Ocelot Configuration

 "UpstreamHttpMethod": [ "GET" ],
  "QoSOptions": {
    //Number of exceptions which are allowed before the circuit breaker is triggered.
    "ExceptionsAllowedBeforeBreaking": 3,
    //Duration in milliseconds for which the circuit breaker would remain open after been tripped
    "DurationOfBreak": 5000,
    //Duration after which the request is considered as timedout
    "TimeoutValue": 100000
  }

Solution

  • Even though the problem has been solved by removing Ocelot, let me share my thoughts about your policies.


    The escalation policy

    The way how you chain the policies to each other defines an escalation order.

    So, first let's see how does your policy chain looks like.

    The PollyQoSProvider helper class defines two policies in the following order:

    • A Circuit Breaker which triggers for HttpRequestException, TimeoutRejectedException and TimeoutException
    • And a Timeout

    These policies do not return any value.

    You have defined two other policies:

    • A Retry which triggers for HttpRequestException or when the status code is either 404 or 408 or 5XX
    • A Circuit Breaker which triggers when the status code is 500

    These policies do return with an HttpResponseMessage.

    You have chained them in the following order (from the most outer to the most inner):

    Circuit Breaker which triggers for HttpRequestException, TimeoutRejectedException and TimeoutException

    Timeout

    Retry which triggers for HttpRequestException or when the status code is either 404 or 408 or 5XX

    Circuit Breaker which triggers when the status code is 500

    This may or may not be your desired resiliency strategy.
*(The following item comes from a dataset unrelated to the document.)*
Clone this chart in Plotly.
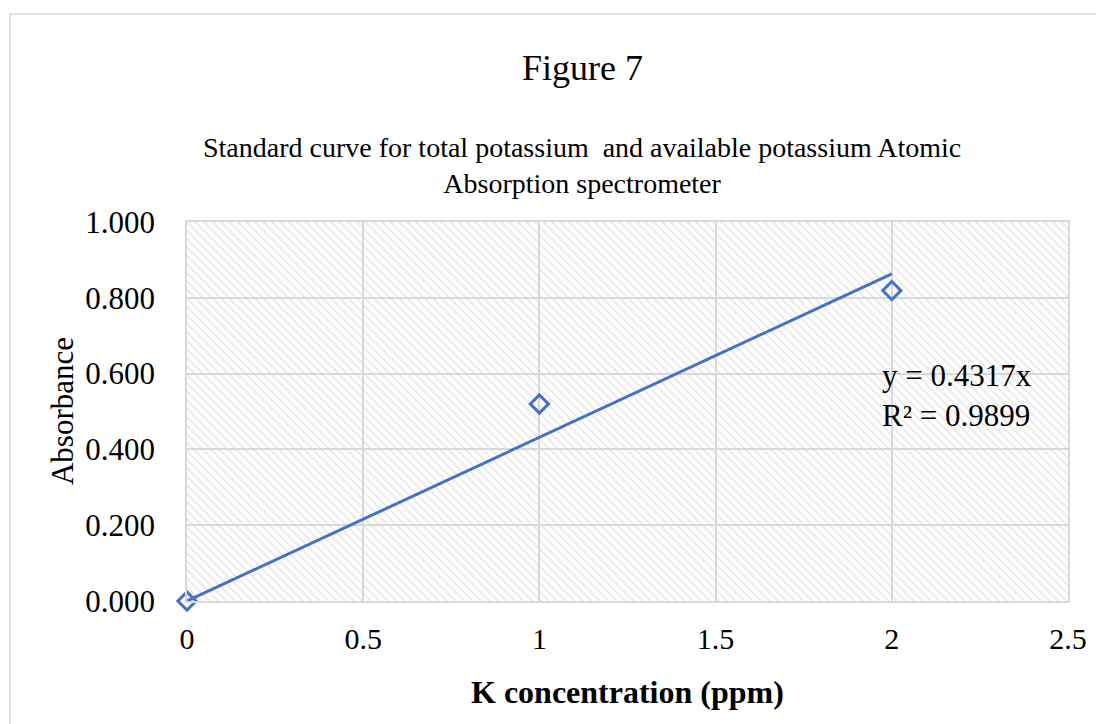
import plotly.graph_objects as go

# Data
conc = [0, 1, 2]                 # K concentration (ppm)
absorb = [0.0, 0.520, 0.819]     # Absorbance
slope = 0.4317                   # trendline y = slope * x
r2 = 0.9899
trend_x = [0, 2]
x_ticks = [0, 0.5, 1, 1.5, 2, 2.5]
x_ticktext = ["0", "0.5", "1", "1.5", "2", "2.5"]
y_ticks = [0.0, 0.2, 0.4, 0.6, 0.8, 1.0]
y_ticktext = ["0.000", "0.200", "0.400", "0.600", "0.800", "1.000"]

x_range = [0, 2.5]
y_range = [0, 1.0]

FONT = "Liberation Serif"
BLUE = "#4472C4"
GRID = "#d9d9d9"

fig = go.Figure()

# hatched plot-area background
fig.add_trace(go.Scatter(
    x=[x_range[0], x_range[1], x_range[1], x_range[0], x_range[0]],
    y=[y_range[0], y_range[0], y_range[1], y_range[1], y_range[0]],
    mode="none", fill="toself", fillcolor="rgba(0,0,0,0)",
    fillpattern=dict(shape="\\", size=6, solidity=0.3,
                     fgcolor="#d2d2d2", bgcolor="rgba(0,0,0,0)"),
    hoverinfo="skip", showlegend=False,
))

# linear trendline through origin
fig.add_trace(go.Scatter(
    x=trend_x, y=[slope * v for v in trend_x], mode="lines",
    line=dict(color=BLUE, width=3), showlegend=False, cliponaxis=False,
))

# data points
fig.add_trace(go.Scatter(
    x=conc, y=absorb, mode="markers",
    marker=dict(symbol="diamond-open", size=14, color=BLUE,
                line=dict(color=BLUE, width=3)),
    showlegend=False, cliponaxis=False,
))

fig.update_layout(
    width=1096, height=716,
    margin=dict(l=179, r=36, t=214, b=123),
    paper_bgcolor="white", plot_bgcolor="white",
    font=dict(family=FONT, color="black"),
    xaxis=dict(range=x_range, tickvals=x_ticks, ticktext=x_ticktext,
               showgrid=True, gridcolor=GRID, gridwidth=1.5,
               zeroline=False, showline=True, linecolor=GRID, linewidth=1.5,
               mirror=True, ticks="", ticklabelstandoff=10,
               tickfont=dict(family=FONT, size=30, color="black"),
               fixedrange=True),
    yaxis=dict(range=y_range, tickvals=y_ticks, ticktext=y_ticktext,
               showgrid=True, gridcolor=GRID, gridwidth=1.5,
               zeroline=False, showline=True, linecolor=GRID, linewidth=1.5,
               mirror=True, ticks="", ticklabelstandoff=24,
               tickfont=dict(family=FONT, size=31, color="black"),
               fixedrange=True),
    annotations=[
        dict(text="Figure 7", xref="paper", yref="paper", x=0.4484, y=1.4063,
             xanchor="center", yanchor="middle", showarrow=False,
             font=dict(family=FONT, size=36, color="black")),
        dict(text="Standard curve for total potassium  and available potassium Atomic<br>Absorption spectrometer",
             xref="paper", yref="paper", x=0.4484, y=1.149,
             xanchor="center", yanchor="middle", showarrow=False,
             font=dict(family=FONT, size=28, color="black")),
        dict(text="K concentration (ppm)", xref="paper", yref="paper",
             x=0.5, y=-0.240, xanchor="center", yanchor="middle",
             showarrow=False,
             font=dict(family=FONT, size=32, color="black", weight="bold")),
        dict(text="Absorbance", xref="paper", yref="paper",
             x=-0.1413, y=0.5, xanchor="center", yanchor="middle",
             textangle=-90, showarrow=False,
             font=dict(family=FONT, size=31, color="black")),
        dict(text=f"y = {slope}x<br>R² = {r2}", xref="x", yref="y",
             x=1.9665, y=0.543, xanchor="left", yanchor="middle",
             align="left", showarrow=False,
             font=dict(family=FONT, size=31, color="black")),
    ],
    shapes=[
        dict(type="rect", xref="paper", yref="paper",
             x0=(10 - 187) / 881, x1=(1125 - 187) / 881,
             y0=(601 - 745) / 379, y1=(601 - 14) / 379,
             line=dict(color=GRID, width=1.5), layer="below"),
    ],
)

fig.write_html("out.html")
I would advice you to reassess whether this is what you really want/need.

    Chaining the policies

    The policies of the PollyQoSProvider are defined for async methods (Task) whereas yours are defined for async functions (Task<HttpResponseMessage>). The static WrapAsync does not allow to combine these two types of policies. On the hand the instance level WrapAsync does. (For more information about this constraints please read this SO topic.)

    Because you have used the combination of the two that's why the chained policy is an IAsyncPolicy<HttpResponseMessage>. Even though it's working, I usually suggest to use only the static WrapAsync to chain policies due to its compile-time compatibility guarantees.

    Multi level circuit breakers

    I'm using Polly for awhile and I haven't encountered any use case where multiple (nested) circuit breakers would be really required. Most of time you can (and should) solve it with a single CB which can trigger for multiple different conditions:

    Circuit Breaker which triggers when the status code is 500 or for the following exceptions: HttpRequestException, TimeoutRejectedException and TimeoutException

    Policy<HttpResponseMessage>
      .HandleResult(r => r.StatusCode == HttpStatusCode.InternalServerError)
      .Or<HttpRequestException>()
      .Or<TimeoutRejectedException>()
      .Or<TimeoutException>()
      .CircuitBreakerAsync(
    

    Circuit breaker and its shared state

    The CB was designed in a way that it can be shared between multiple components. If you have already detected that the downstream is temporarily inaccessible then use this information everywhere rather than issue new requests and come to the same conclusion.

    So, defining a CB inside a DelegatingHandler is against this. Each and every DelegatingHandler will have its own CB so, they do not share state via the ICircuitController. Aim for reusing CB policy.

    Timeout strategies

    Timeout can work in optimistic or in pessimistic mode. Even though your code looks like at first glance it uses optimistic, unfortunately it does not.

    
    protected override async Task<HttpResponseMessage> SendAsync(HttpRequestMessage request, CancellationToken cancellationToken)
    {
        try
        {
            return await _circuitBreakerPolicies.ExecuteAsync(() => base.SendAsync(request, cancellationToken));
        }
        ...
    }
    

    The proper way would be the following by using a different overload of ExecuteAsync:

    await _circuitBreakerPolicies.ExecuteAsync((ct) => base.SendAsync(request,ct), cancellationToken);
    

    OFF: The PollyQoSProvider's CB was defined in a way that it can break for optimistic timeout (TimeoutRejectedException) and pessimistic timeout (TimeoutException) as well.